Time schedule & Venue

Dates
Time
Fall 2024, dates to be announced

Mondays 13:00-14:30

Wednesdays 13:00-16:00

Course website

https://ufora.ugent.be/d2l/home/830630

Registration

Enrolment is by email. Email the lecturer with a brief description of your research and an assessment of the state of the project you intend to publish on. Have you finished collecting data? Have statistical analyses been performed already? Has a main hypothesis been proven/validated? Are more supporting data needed? And what will the take-home message of the paper be? The lecturer will be available for a meeting (online or in person) to discuss whether this course will be good for you. Because this is a workshop-style course, attendance and participation are mandatory. 

Registration fee

Free of charge for the members of the Doctoral Schools.
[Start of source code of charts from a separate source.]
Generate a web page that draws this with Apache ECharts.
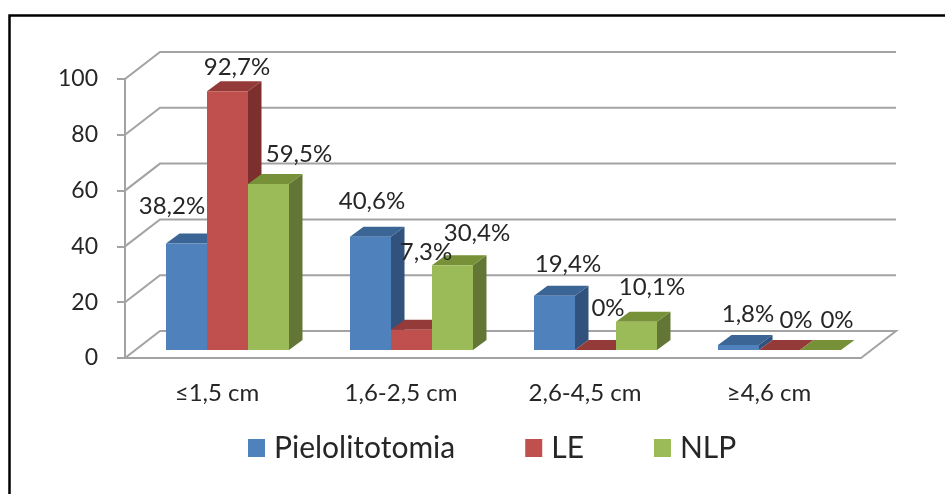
<!DOCTYPE html>
<html>
<head>
<meta charset="utf-8">
<style>html,body{margin:0;padding:0;background:#fff}#chart{width:945px;height:494px}</style>
<script src="https://cdn.jsdelivr.net/npm/echarts@6/dist/echarts.min.js"></script>
</head>
<body>
<div id="chart"></div>
<script>
const categories = ['≤1,5 cm', '1,6-2,5 cm', '2,6-4,5 cm', '≥4,6 cm'];
const pielolitotomia = [38.2, 40.6, 19.4, 1.8];
const le = [92.7, 7.3, 0, 0];
const nlp = [59.5, 30.4, 10.1, 0];
const valueTicks = [0, 20, 40, 60, 80, 100];

// Fill colours per series: front, top and side faces of the columns
const palette = [
  { name: 'Pielolitotomia', values: pielolitotomia, front: '#4F81BD', top: '#3A6594', side: '#30527C' },
  { name: 'LE', values: le, front: '#C0504D', top: '#943B39', side: '#7C2F2D' },
  { name: 'NLP', values: nlp, front: '#9BBB59', top: '#779139', side: '#647635' }
];

// Oblique projection of the box: wall depth and column depth, in pixels
const WALL_DX = 35, WALL_DY = -27;
const BAR_DX = 13.5, BAR_DY = -10;
const FLOOR_SHIFT_X = 10.5, FLOOR_SHIFT_Y = -8;
const BAR_BAND_RATIO = 0.2228;
const GREY = '#A3A3A3';

// Hand-placed data label offsets from the centre of each column's top edge, per series then category
const labelNudge = [
  [[-14.5, -37], [1.5, -35], [13.5, -32], [9.5, -31]],
  [[9.5, -24], [14.5, -77], [12.5, -42], [16.5, -30]],
  [[30.5, -30], [24.5, -32], [15.5, -35], [16.5, -30]]
];

const pct = v => String(v).replace('.', ',') + '%';

function barGeometry(api, seriesIndex, cat, value) {
  const band = api.size([1, 0])[0];
  const cx = api.coord([cat, 0])[0];
  const w = band * BAR_BAND_RATIO;
  const x = cx + FLOOR_SHIFT_X + (seriesIndex - 1.5) * w;
  const base = api.coord([cat, 0])[1] + FLOOR_SHIFT_Y;
  const top = api.coord([cat, value])[1] + FLOOR_SHIFT_Y;
  return { x, w, base, top };
}

function renderColumn(seriesIndex) {
  const c = palette[seriesIndex];
  return function (params, api) {
    const g = barGeometry(api, seriesIndex, api.value(0), api.value(1));
    const r = g.x + g.w;
    const children = [
      { type: 'polygon', shape: { points: [[r, g.top], [r + BAR_DX, g.top + BAR_DY], [r + BAR_DX, g.base + BAR_DY], [r, g.base]] }, style: { fill: c.side } },
      { type: 'polygon', shape: { points: [[g.x, g.top], [g.x + BAR_DX, g.top + BAR_DY], [r + BAR_DX, g.top + BAR_DY], [r, g.top]] }, style: { fill: c.top } }
    ];
    if (g.base - g.top > 0) {
      children.push({ type: 'rect', shape: { x: g.x, y: g.top, width: g.w, height: g.base - g.top }, style: { fill: c.front } });
    }
    return { type: 'group', children };
  };
}

// Side and back walls: one bent line for every value tick, plus the right edge of the floor
function renderWall(params, api) {
  const v = api.value(0);
  const lastCat = categories.length - 1;
  const halfBand = api.size([1, 0])[0] / 2;
  const left = api.coord([0, v])[0] - halfBand;
  const right = api.coord([lastCat, v])[0] + halfBand;
  const y = api.coord([0, v])[1];
  const points = [[left, y], [left + WALL_DX, y + WALL_DY], [right + WALL_DX, y + WALL_DY]];
  if (v === 0) points.push([right, y]);
  return { type: 'polyline', shape: { points }, style: { stroke: GREY, lineWidth: 2, fill: null } };
}

function renderLabel(params, api) {
  const s = api.value(2), cat = api.value(0), val = api.value(1);
  const g = barGeometry(api, s, cat, val);
  const n = labelNudge[s][cat];
  return {
    type: 'text',
    x: g.x + g.w / 2 + n[0],
    y: g.top + n[1],
    style: { text: pct(val), fill: '#262626', font: '24px Lato', align: 'center', verticalAlign: 'middle' }
  };
}

const labelData = [];
palette.forEach((c, s) => c.values.forEach((v, i) => labelData.push([i, v, s])));

const chart = echarts.init(document.getElementById('chart'), null, { renderer: 'canvas' });
chart.setOption({
  animation: false,
  backgroundColor: '#ffffff',
  grid: { left: 125, right: 84, top: 79, bottom: 136 },
  graphic: [{
    type: 'polyline',
    shape: { points: [[9.5, 494], [9.5, 15.5], [945, 15.5]] },
    style: { stroke: '#000', lineWidth: 2.5, fill: null },
    z: 0
  }],
  legend: {
    left: 248, top: 433, padding: 0,
    itemWidth: 17, itemHeight: 18, itemGap: 70,
    icon: 'rect',
    data: palette.map(c => c.name),
    textStyle: { fontFamily: 'Lato', fontSize: 30, color: '#262626', padding: [0, 0, 0, 4] }
  },
  xAxis: {
    type: 'category',
    data: categories,
    axisLine: { lineStyle: { color: GREY, width: 2 } },
    axisTick: { length: 8, lineStyle: { color: GREY, width: 2 } },
    axisLabel: { fontFamily: 'Lato', fontSize: 24, color: '#262626', margin: 23 },
    splitLine: { show: false }
  },
  yAxis: {
    type: 'value',
    min: 0, max: 100, interval: 20,
    axisLine: { show: true, lineStyle: { color: GREY, width: 2 } },
    axisTick: { show: true, length: 8, lineStyle: { color: GREY, width: 2 } },
    axisLabel: { fontFamily: 'Lato', fontSize: 23, color: '#262626', margin: 27, padding: [3, 0, 0, 0] },
    splitLine: { show: false }
  },
  series: [
    { type: 'custom', name: 'walls', coordinateSystem: 'cartesian2d', renderItem: renderWall,
      data: valueTicks.map(v => [v]), encode: { y: 0 }, silent: true, z: 1 }
  ].concat(palette.map((c, s) => ({
    type: 'custom',
    name: c.name,
    coordinateSystem: 'cartesian2d',
    renderItem: renderColumn(s),
    itemStyle: { color: c.front },
    data: c.values.map((v, i) => [i, v]),
    encode: { x: 0, y: 1 },
    z: 2 + s
  }))).concat([
    { type: 'custom', name: 'labels', coordinateSystem: 'cartesian2d', renderItem: renderLabel,
      data: labelData, encode: { x: 0, y: 1 }, silent: true, z: 10 }
  ])
});
</script>
</body>
</html>
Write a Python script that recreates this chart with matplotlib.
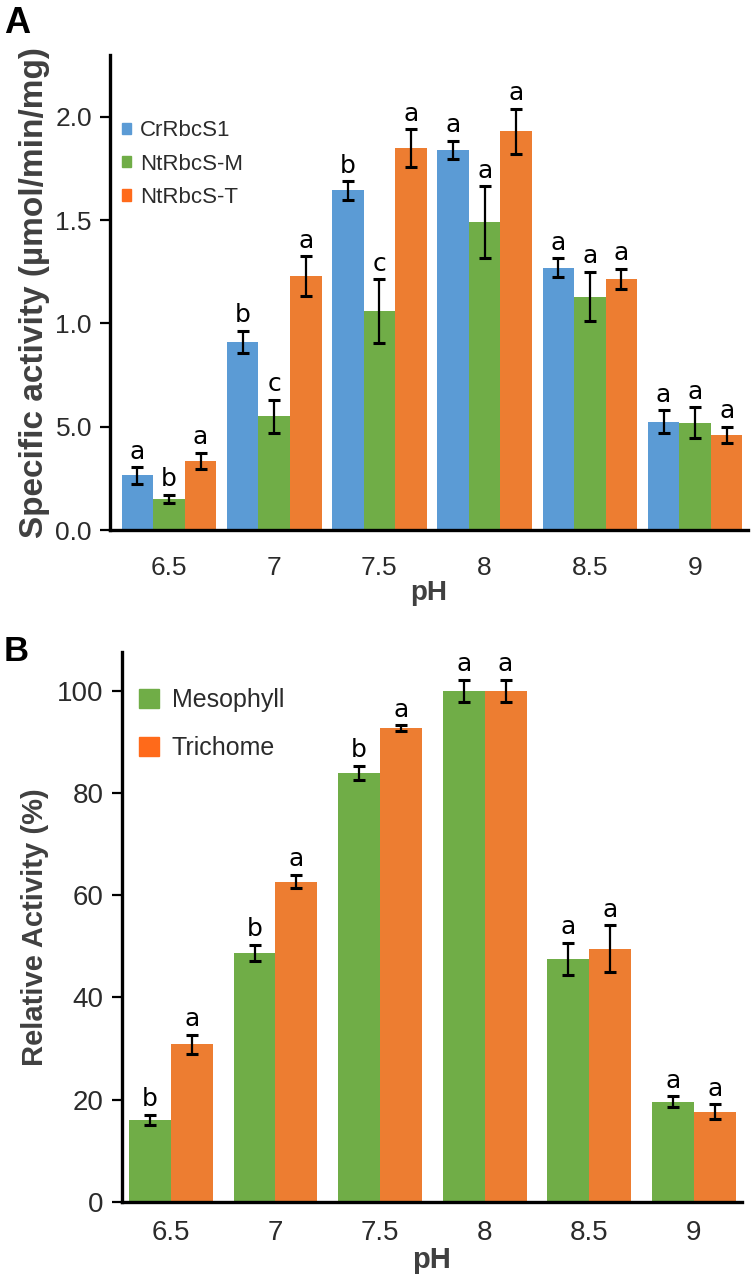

The no show policy applies.

Language

English

Number of participants

Maximum 12

Evaluation criteria (doctoral training programme)

Evaluation will be made based on weekly assignments (20%), the final manuscript draft (40%), manuscript peer group reviews in class (15%), and class attendance and participation (25%).

Teaching material that will be available to the participants:

Lecture slides, PDFs of papers that are assigned for pre-class reading, PDF of selected chapters from “Writing science: How to write papers that get cited and proposals that get funded” (Schimel 2011) [also two copies in the lab for those who prefer reading physical books].